How love should feel.
Is it true love?
How the hell should I know?
I just know I love her on a lot of levels.
(She came over for dinner with much of my family; we spent time in the kitchen, trying to talk – but spent most of the time looking intensely into each-other’s eyes, and felt this urge to touch, to hug, to hold one-another – as people kept streaming in. She managed to grab my hand once, and wink.)
She has a marriage that is messier than mine own.
“I just don’t want to get into anything right now,” she said in the kitchen. “It’s just too hard to explain to people.”
“I don’t want to start anything either,” I said. “Timing is everything.”
While home, every time my cell rang, I hoped it was her. To talk. To make plans to see her cabin by the Platte River.
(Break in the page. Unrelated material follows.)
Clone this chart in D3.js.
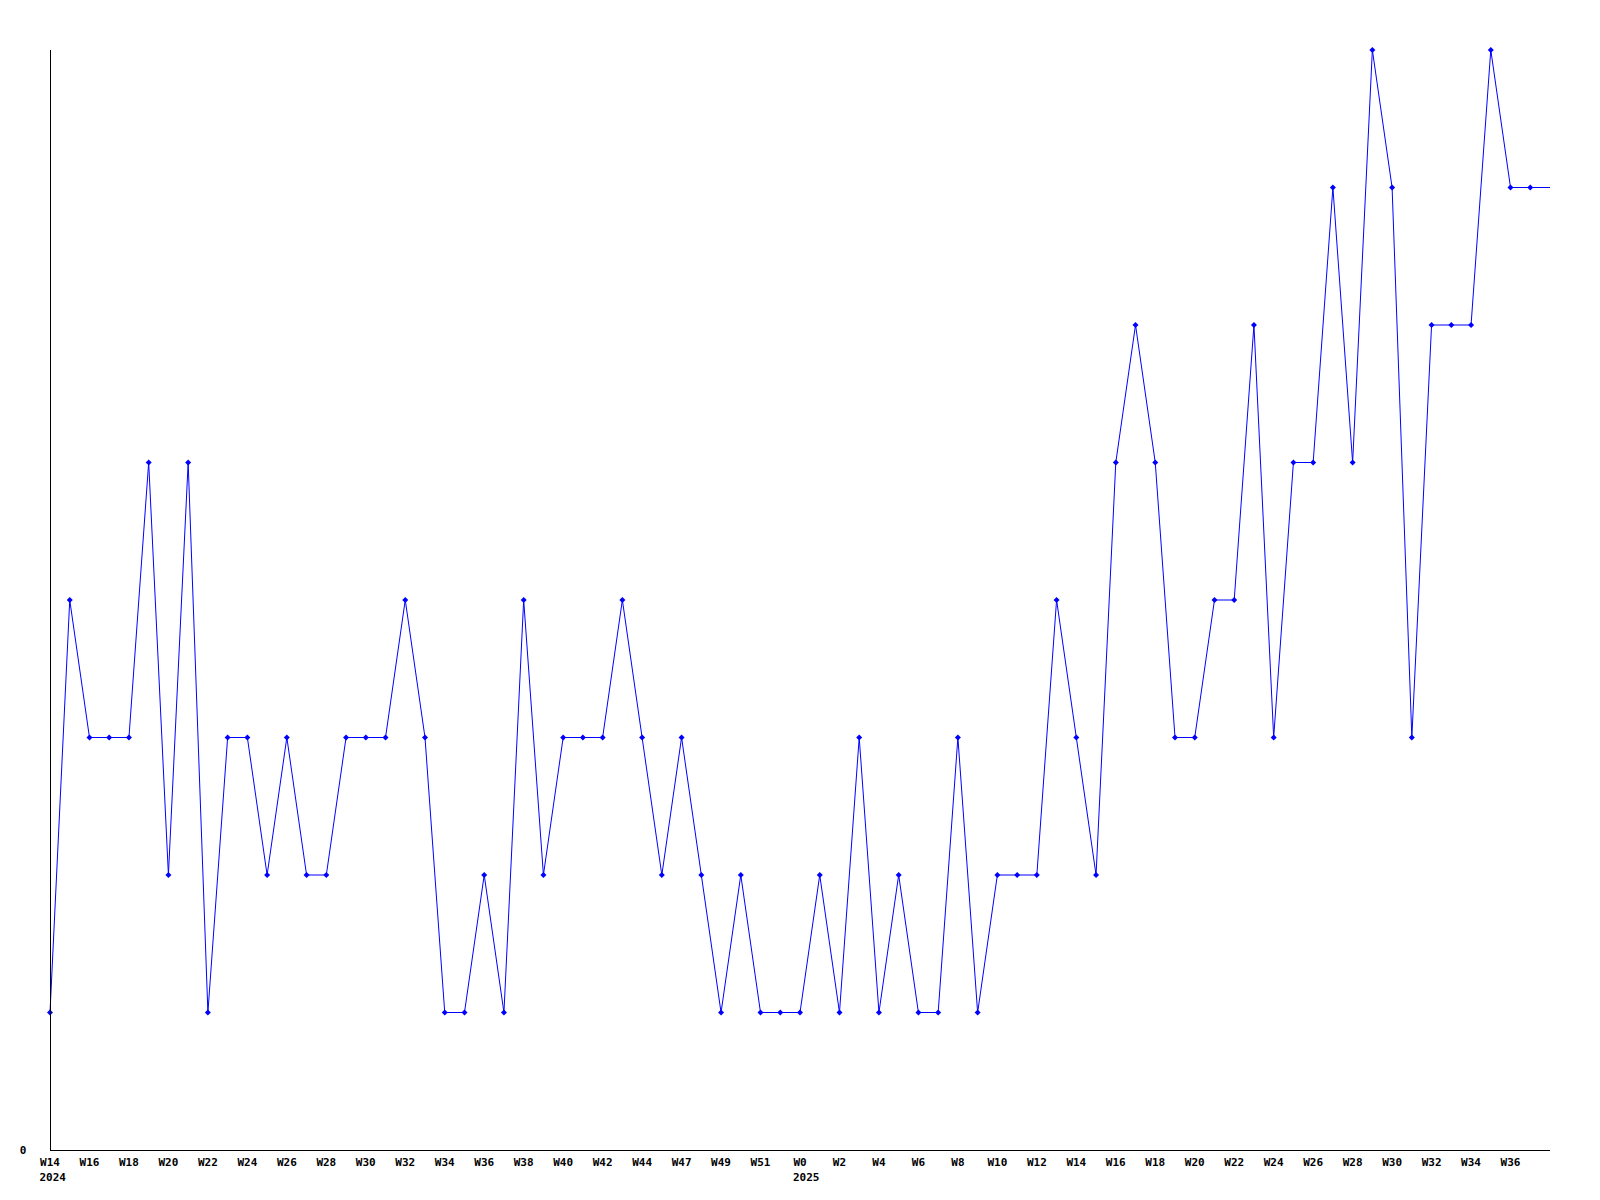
<!DOCTYPE html>
<html><head><meta charset="utf-8">
<script src="https://cdn.jsdelivr.net/npm/d3@7"></script>
<style>
html,body{margin:0;padding:0;background:#fff;}
text{font-family:"DejaVu Sans Mono",monospace;font-weight:bold;font-size:11px;fill:#000;}
</style></head><body>
<svg id="chart" width="1600" height="1200"></svg>
<script>
// Weekly values, index 0 = 2024 W14
const values = [1,4,3,3,3,5,2,5,1,3,3,2,3,2,2,3,3,3,4,3,1,1,2,1,4,2,3,3,3,4,3,2,3,2,1,2,1,1,1,2,1,3,1,2,1,1,3,1,2,2,2,4,3,2,5,6,5,3,3,4,4,6,3,5,5,7,5,8,7,3,6,6,6,8,7,7];
// Tick labels, one every 2 points
const tickLabels = ["W14","W16","W18","W20","W22","W24","W26","W28","W30","W32","W34","W36","W38","W40","W42","W44","W47","W49","W51",
  "W0","W2","W4","W6","W8","W10","W12","W14","W16","W18","W20","W22","W24","W26","W28","W30","W32","W34","W36"];
const yearLabels = [{label:"2024", tick:0},{label:"2025", tick:19}];
const yTickValues = [0];

(function(){
const svg = d3.select("#chart");
const mLeft = 50, mRight = 1550, mTop = 50, mBottom = 1150;
const x = d3.scaleLinear().domain([0, values.length]).range([mLeft, mRight]);
const y = d3.scaleLinear().domain([0, d3.max(values)]).range([mBottom, mTop]);

// line extends to axis end holding last value
const linePts = values.map((v,i)=>[i,v]).concat([[values.length, values[values.length-1]]]);
const line = d3.line().x(d=>x(d[0])).y(d=>y(d[1]));
svg.append("path").attr("d", line(linePts)).attr("fill","none").attr("stroke","#0000ff").attr("stroke-width",1);

// markers
svg.append("g").selectAll("path").data(values).join("path")
  .attr("transform",(d,i)=>`translate(${x(i)},${y(d)})`)
  .attr("d","M0,-3L3,0L0,3L-3,0Z").attr("fill","#0000ff");

// axes lines
svg.append("line").attr("x1",mLeft+0.5).attr("x2",mLeft+0.5).attr("y1",mTop).attr("y2",mBottom+0.5).attr("stroke","#000");
svg.append("line").attr("x1",mLeft).attr("x2",mRight).attr("y1",mBottom+0.5).attr("y2",mBottom+0.5).attr("stroke","#000");

// y tick label
svg.append("g").selectAll("text").data(yTickValues).join("text")
  .attr("x",23).attr("y",d=>y(d)).attr("dy","0.35em").attr("text-anchor","middle").text(d=>d);

// x tick labels
svg.append("g").selectAll("text").data(tickLabels).join("text")
  .attr("x",(d,i)=>x(i*2)).attr("y",1162).attr("dy","0.35em").attr("text-anchor","middle").text(d=>d);

// year labels, left-aligned with week label start
svg.append("g").selectAll("text").data(yearLabels).join("text")
  .attr("x",d=>x(d.tick*2) - tickLabels[d.tick].length*3.5).attr("y",1177).attr("dy","0.35em").text(d=>d.label);
})();
</script>
</body></html>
To see her.
To be close, just for an instant.
“I can’t believe that two weeks is almost up,” she said as she gazed into my eyes. “Everything is so complicated.”
She’s got a 6-year-old son (and I had I all could handle with my 78-year-old father).
She has a husband that hasn’t touched her, held her, in years.
And she’s beautiful and strong and interesting (she cried as hard as we did at my mom’s funeral – she came to the graveside services – because of our shared experience; I was her first kiss and she was mine; she has, in a shoebox, every note and card I have ever written her; and it was my mom who was her first visitor at the hospital when her son was born).
Over the weekend, she called to check on my dad.
She cried for his trials (and sent me to tears, because she truly cares).
She’s already made plans to visit dad in the hospital.
She is a woman to love.
A woman to caress softly, to kiss roughly (when rough, animalistic kisses are called for) and to hold – so close that you can’t tell if that is your heart beating fast – or hers.
My life is in California; hers is in Nebraska.
Never say never (we did, during one of our marathon discussions, vow to hook up if when we were 60 and both single). Life is a mystery that opens slowly. Whatever happens, happens.
I am without hope or agenda, when it comes to a relationship with her. We always will remain friends – the kind of friend who can tell you hurtful, necessary things, but without the sting of anger – and that’s even better.
Because what I’ve realized since our last embrace is there is another soul on this planet who loves me unconditionally. Because it has always been.
A love that crosses both time and space.
I’m one lucky bastard.
No matter how much bullshit gets piled on this life, that life, we remained connected.
And those few stolen instances of a kiss or an embrace or just a look and a smile are elevated to something simply magical.

3 comments:

Skigirl said...

Why, oh why didn't you ever marry this woman years ago??

ThomG said...

I don't think it was ever meant to be that - I think it's bigger than marriage. It just is.

Jason said...

That kind of a connection with somebody is a rare, beautiful and mysterious thing... something you are very lucky to have.